Is there a reason that when sanitizing a string, the characters are converted to lowercase
as opposed to uppercase
?
I've see this convention in many languages, but in terms of my current environment, we'll say Rails
and/or Javascript
No specific reason to my knowledge, but neither uppercasing nor lowercasing is the whole story in the Unicode world.
For example, the German letter ß
is exactly equivalent to ss
; they're both lowercase, and a word spelled with ß
can also be spelled with ss
.
Conversely, in Turkish, ı
(dotless i) is distinct from i
(dotted i), but unless your locale is Turkish, uppercasing either one produces I
(dotless ASCII I). This changes meaning too. You don't want to use the wrong one; they aren't equivalent.
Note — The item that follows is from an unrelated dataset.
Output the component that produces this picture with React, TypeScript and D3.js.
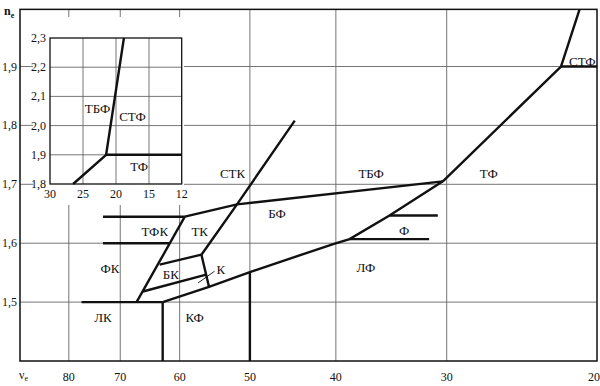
import React from 'react';
import * as d3 from 'd3';

// axes
const nuTicks = [80, 70, 60, 50, 40, 30, 20];
const nTicks = [1.5, 1.6, 1.7, 1.8, 1.9];
const insetNuTicks = [30, 25, 20, 15, 12];
const insetNTicks = [1.8, 1.9, 2.0, 2.1, 2.2, 2.3];

// glass region boundaries, [nu_e, n_e]
const lkTop = [[77.4, 1.5], [62.7, 1.5]];
const lkKfDivider = [[62.7, 1.5], [62.7, 1.4]];
const tfkTop = [[73.2, 1.645], [59.2, 1.645]];
const tfkBottom = [[73.2, 1.6], [61.6, 1.6]];
const fkRight = [[67.1, 1.5], [59.2, 1.645]];
const bkTop = [[63.2, 1.5636], [56.7, 1.5805]];
const bkBottom = [[66.0, 1.518], [56.0, 1.5466]];
const kRight = [[56.7, 1.5805], [55.6, 1.526]];
const stkLine = [[44.5, 1.808], [51.7, 1.666], [56.7, 1.5805]];
const tbfBottom = [[59.2, 1.645], [51.7, 1.666], [30.3, 1.705]];
const lfTop = [[62.7, 1.5], [55.6, 1.526], [50, 1.551], [40.2, 1.599], [38.6, 1.607], [34.8, 1.647], [30.3, 1.705]];
const kfLfDivider = [[50, 1.551], [50, 1.4]];
const fTop = [[34.8, 1.647], [30.7, 1.647]];
const fBottom = [[38.6, 1.607], [31.4, 1.607]];
const tfStf = [[30.3, 1.705], [22.3, 1.9], [21.25, 1.997]];
const stfBottom = [[22.3, 1.9], [20.3, 1.9]];
const kPointer = [[57.2, 1.5325], [54.8, 1.5525]];

const mainLines = [lkTop, lkKfDivider, tfkTop, tfkBottom, fkRight, bkTop, bkBottom, kRight,
  stkLine, tbfBottom, lfTop, kfLfDivider, fTop, fBottom, tfStf, stfBottom];

const regionNames = ['СТК', 'ТБФ', 'ТФ', 'СТФ', 'БФ', 'ТФК', 'ТК', 'ФК', 'БК', 'К', 'ЛК', 'КФ', 'ЛФ', 'Ф'];
const regionNu = [52.3, 36.5, 26.9, 21.1, 46.6, 64.0, 56.95, 71.9, 61.4, 53.9, 73.2, 57.7, 37.0, 33.5];
const regionN = [1.719, 1.718, 1.718, 1.909, 1.651, 1.62, 1.62, 1.557, 1.5475, 1.555, 1.474, 1.474, 1.5585, 1.621];

// inset (high-index flints)
const insetBoundary = [[26.5, 1.8], [21.5, 1.9], [18.8, 2.3]];
const insetTfTop = [[21.5, 1.9], [12, 1.9]];
const insetNames = ['ТБФ', 'СТФ', 'ТФ'];
const insetNu = [22.8, 17.5, 16.5];
const insetN = [2.059, 2.03, 1.859];

const App = () => {
  const width = 600;
  const height = 386;
  const font = 'Liberation Serif';

  const x = d3.scaleLog().domain([80, 30]).range([68.8, 446.7]);
  const y = d3.scaleLinear().domain([1.4, 1.9]).range([361, 66.5]);
  const left = 20;
  const right = 597;
  const top = y(1.997);
  const bottom = y(1.4);

  const xi = d3.scaleLinear().domain([30, 25, 20, 15, 12]).range([50, 83, 116, 149, 181.7]);
  const yi = d3.scaleLinear().domain([1.8, 2.3]).range([184, 38]);

  const line = d3.line<number[]>().x(d => x(d[0])).y(d => y(d[1]));
  const insetLine = d3.line<number[]>().x(d => xi(d[0])).y(d => yi(d[1]));

  const grid = '#666';
  const fmt = (v: number) => d3.format('.1f')(v).replace('.', ',');

  return (
    <svg width={width} height={height} style={{ position: 'absolute', left: 0, top: 0, fontFamily: font }}>
      <rect width={width} height={height} fill="#fff" />

      {/* grid */}
      {nuTicks.filter(v => x(v) < right - 2).map(v => (
        <line key={'gx' + v} x1={x(v)} x2={x(v)} y1={top} y2={bottom} stroke={grid} strokeWidth={0.9} />
      ))}
      {nTicks.map(v => (
        <line key={'gy' + v} x1={left} x2={right} y1={y(v)} y2={y(v)} stroke={grid} strokeWidth={0.9} />
      ))}

      {/* boundaries */}
      {mainLines.map((pts, i) => (
        <path key={'b' + i} d={line(pts) || ''} fill="none" stroke="#111" strokeWidth={2.4} />
      ))}
      <path d={line(kPointer) || ''} stroke="#111" strokeWidth={0.9} fill="none" />

      {/* inset background */}
      <rect x={33} y={17} width={151} height={188} fill="#fff" />

      {/* frame */}
      <rect x={left} y={top} width={right - left} height={bottom - top} fill="none"
        stroke="#111" strokeWidth={1.5} />

      {/* region labels */}
      {regionNames.map((t, i) => (
        <text key={'r' + t} x={x(regionNu[i])} y={y(regionN[i])} fontSize={13}
          textAnchor="middle" dominantBaseline="central" fill="#111">{t}</text>
      ))}

      {/* axis labels */}
      {nuTicks.map(v => (
        <text key={'tx' + v} x={Math.min(x(v), right - 3)} y={377} fontSize={12}
          textAnchor="middle" dominantBaseline="central" fill="#111">{v}</text>
      ))}
      {nTicks.map(v => (
        <text key={'ty' + v} x={17} y={y(v)} fontSize={12} textAnchor="end"
          dominantBaseline="central" fill="#111">{fmt(v)}</text>
      ))}
      <text x={4} y={15} fontSize={12} fontWeight="bold" fill="#111">n
        <tspan fontSize={8} dy={3}>e</tspan>
      </text>
      <text x={19} y={375} fontSize={12} fill="#111" dominantBaseline="central">ν
        <tspan fontSize={8} dy={3}>e</tspan>
      </text>

      {/* inset */}
      <g>
        {insetNuTicks.slice(1, -1).map(v => (
          <line key={'igx' + v} x1={xi(v)} x2={xi(v)} y1={yi(2.3)} y2={yi(1.8)} stroke={grid} strokeWidth={0.9} />
        ))}
        {insetNTicks.slice(1, -1).map(v => (
          <line key={'igy' + v} x1={xi(30)} x2={xi(12)} y1={yi(v)} y2={yi(v)} stroke={grid} strokeWidth={0.9} />
        ))}
        <path d={insetLine(insetBoundary) || ''} fill="none" stroke="#111" strokeWidth={2.4} />
        <path d={insetLine(insetTfTop) || ''} fill="none" stroke="#111" strokeWidth={2.4} />
        <rect x={xi(30)} y={yi(2.3)} width={xi(12) - xi(30)} height={yi(1.8) - yi(2.3)}
          fill="none" stroke="#111" strokeWidth={1.3} />
        {insetNuTicks.map(v => (
          <text key={'itx' + v} x={xi(v)} y={194} fontSize={12} textAnchor="middle"
            dominantBaseline="central" fill="#111">{v}</text>
        ))}
        {insetNTicks.map(v => (
          <text key={'ity' + v} x={46} y={yi(v)} fontSize={12} textAnchor="end"
            dominantBaseline="central" fill="#111">{fmt(v)}</text>
        ))}
        {insetNames.map((t, i) => (
          <text key={'in' + t} x={xi(insetNu[i])} y={yi(insetN[i])} fontSize={13}
            textAnchor="middle" dominantBaseline="central" fill="#111">{t}</text>
        ))}
      </g>
    </svg>
  );
};

export default App;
Because of this, some programming languages offer more specific "case normalizing" conversions per the case folding rules in section 3.13 of the Unicode standard; Python 3.3 introduced str.casefold
for that reason. It's much like .lower()
, but will also normalize stuff like ß
to ss
because they're logically equivalent (if you're uniquifying, you wouldn't want to treat two strings that differ only in ß
vs. ss
to be treated as different).
If you don't have case folding available in your language, then the distinction between normalizing as upper vs. lower case is mostly by convention.